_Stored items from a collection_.

-- Begin --

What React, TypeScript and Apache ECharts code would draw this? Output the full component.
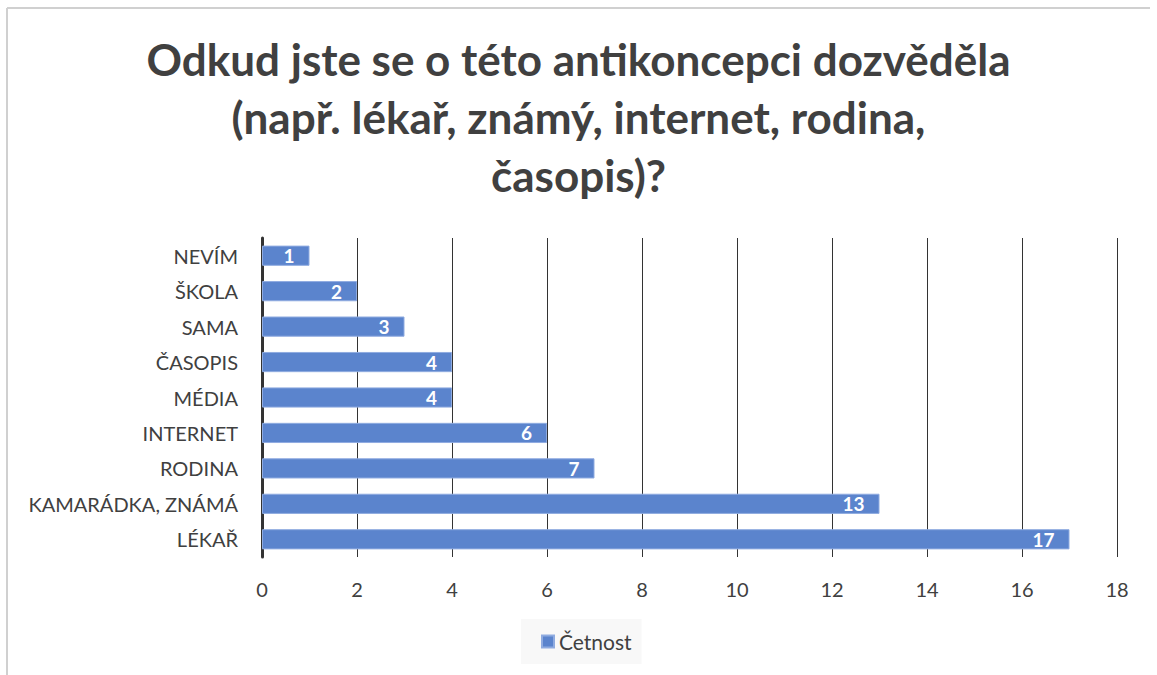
import React, { useEffect, useRef } from "react";
import * as echarts from "echarts";

const categories = ["LÉKAŘ", "KAMARÁDKA, ZNÁMÁ", "RODINA", "INTERNET", "MÉDIA", "ČASOPIS", "SAMA", "ŠKOLA", "NEVÍM"];
const values = [17, 13, 7, 6, 4, 4, 3, 2, 1];
const seriesName = "Četnost";
const titleText = "Odkud jste se o této antikoncepci dozvěděla\n(např. lékař, známý, internet, rodina,\nčasopis)?";

export default function App() {
  const ref = useRef<HTMLDivElement>(null);
  useEffect(() => {
    const chart = echarts.init(ref.current!, null, { renderer: "svg" });
    const font = "Lato, 'Open Sans', sans-serif";
    chart.setOption({
      animation: false,
      backgroundColor: "#fff",
      textStyle: { fontFamily: font },
      title: {
        text: titleText,
        left: "center",
        top: 25,
        textStyle: { fontSize: 44, fontWeight: "bold", color: "#404040", lineHeight: 58, fontFamily: font },
      },
      graphic: [
        { type: "line", shape: { x1: 7, y1: 8, x2: 1150, y2: 8 }, style: { stroke: "#d0d0d0", lineWidth: 2 } },
        { type: "line", shape: { x1: 7, y1: 8, x2: 7, y2: 675 }, style: { stroke: "#d0d0d0", lineWidth: 2 } },
      ],
      grid: { left: 262, right: 40, top: 238, bottom: 118 },
      xAxis: {
        type: "value",
        min: 0,
        max: 18,
        interval: 2,
        axisLine: { show: false },
        axisTick: { show: false },
        splitLine: { show: true, lineStyle: { color: "#333", width: 1 } },
        axisLabel: { fontSize: 20, color: "#404040", margin: 22 },
      },
      yAxis: {
        type: "category",
        data: categories,
        axisLine: { show: true, lineStyle: { color: "#333", width: 3 } },
        axisTick: { show: false },
        axisLabel: { fontSize: 20, color: "#404040", margin: 24 },
      },
      legend: {
        bottom: 11,
        left: 521,
        icon: "rect",
        itemWidth: 12,
        itemHeight: 12,
        itemGap: 6,
        backgroundColor: "#f8f8f8",
        padding: [12, 10, 12, 20],
        textStyle: { fontSize: 21, color: "#404040", fontFamily: font },
        data: [seriesName],
      },
      series: [
        {
          name: seriesName,
          type: "bar",
          data: values,
          barWidth: "57%",
          itemStyle: { color: "#5b84cd", borderColor: "#8fabe0", borderWidth: 1 },
          label: {
            show: true,
            position: "insideRight",
            color: "#fff",
            fontWeight: "bold",
            fontSize: 19,
            distance: 15,
            fontFamily: font,
          },
        },
      ],
    });
    return () => chart.dispose();
  }, []);
  return <div ref={ref} style={{ position: "fixed", left: 0, top: 0, width: 1157, height: 675 }} />;
}
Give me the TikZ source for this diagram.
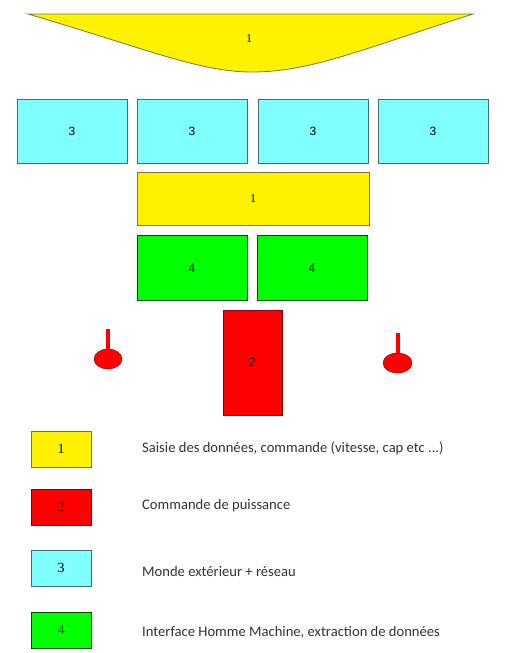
\documentclass[tikz,border=0pt]{standalone}
\usepackage{fontspec}
\setmainfont{Liberation Serif}
\newfontfamily\legfont{Carlito}
\newfontfamily\numfont{Liberation Sans}
\usetikzlibrary{shapes.geometric}
\begin{document}
\begin{tikzpicture}[x=1pt,y=-1pt,
  box/.style={shape=rectangle, draw, line width=0.8pt, inner sep=0pt, font=\numfont\fontsize{12}{14}\selectfont},
  jaune/.style={box, fill=yellow, draw=yellow!40!black},
  cyan3/.style={box, fill=cyanmonde, draw=cyanbord, minimum width=110, minimum height=64},
  vert/.style={box, fill=green, draw=green!30!black, minimum width=110, minimum height=65},
  rouge/.style={box, fill=red, draw=red!50!black},
  legende/.style={box, minimum width=60, minimum height=36, font=\fontsize{14}{16}\selectfont},
  texte/.style={anchor=west, inner sep=0pt, text=black!80, font=\legfont\fontsize{14.6}{17}\selectfont}]
\definecolor{cyanmonde}{HTML}{80FFFF}
\definecolor{cyanbord}{HTML}{3F6F78}
\useasboundingbox (0,0) rectangle (509,653);

% calotte du haut
\draw [fill=yellow, draw=yellow!40!black, line width=0.8pt]
  (28,14) .. controls (150,50) and (200,72) .. (252,72)
  .. controls (310,72) and (360,50) .. (473,14) -- cycle;
\node (haut) at (249,39) [font=\fontsize{12}{14}\selectfont] {1};

% monde exterieur
\node (m1) at (72,131) [cyan3] {3};
\node (m2) at (192,131) [cyan3] {3};
\node (m3) at (313,131) [cyan3] {3};
\node (m4) at (433,131) [cyan3] {3};

\node (saisie) at (253,198.5) [jaune, minimum width=232, minimum height=53, font=\fontsize{12}{14}\selectfont] {1};

\node (ihm1) at (192,268) [vert] {4};
\node (ihm2) at (312,268) [vert] {4};

\node (puiss) at (252.5,362.5) [rouge, minimum width=59, minimum height=105] {2};

% roues
\fill [red] (106,329) rectangle (110,352);
\node (roueg) at (108,359) [shape=ellipse, fill=red, draw=red!50!black, minimum width=28, minimum height=20, inner sep=0pt] {};
\fill [red] (395.5,333) rectangle (399.5,356);
\node (roued) at (397.5,363) [shape=ellipse, fill=red, draw=red!50!black, minimum width=29, minimum height=20, inner sep=0pt] {};

% legende
\node (l1) at (61,449) [legende, fill=yellow, draw=yellow!40!black] {1};
\node (l2) at (61,507) [legende, fill=red, draw=red!50!black, text=red!60!black] {2};
\node (l3) at (61,568) [legende, fill=cyanmonde, draw=cyanbord] {3};
\node (l4) at (61,630) [legende, fill=green, draw=green!30!black, text=green!40!black] {4};

\node (t1) at (142,448) [texte] {Saisie des données, commande (vitesse, cap etc ...)};
\node (t2) at (142,506) [texte] {Commande de puissance};
\node (t3) at (142,571) [texte] {Monde extérieur + réseau};
\node (t4) at (142,632) [texte] {Interface Homme Machine, extraction de données};
\end{tikzpicture}
\end{document}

-- End --

_What you need to do_.
Only lines belong in the copy: transcribe those from the start of the data through the line that contains "o této antikoncepci", and skip the pictures.

_Answer to the task_.
What React, TypeScript and Apache ECharts code would draw this? Output the full component.
import React, { useEffect, useRef } from "react";
import * as echarts from "echarts";

const categories = ["LÉKAŘ", "KAMARÁDKA, ZNÁMÁ", "RODINA", "INTERNET", "MÉDIA", "ČASOPIS", "SAMA", "ŠKOLA", "NEVÍM"];
const values = [17, 13, 7, 6, 4, 4, 3, 2, 1];
const seriesName = "Četnost";
const titleText = "Odkud jste se o této antikoncepci dozvěděla\n(např. lékař, známý, internet, rodina,\nčasopis)?";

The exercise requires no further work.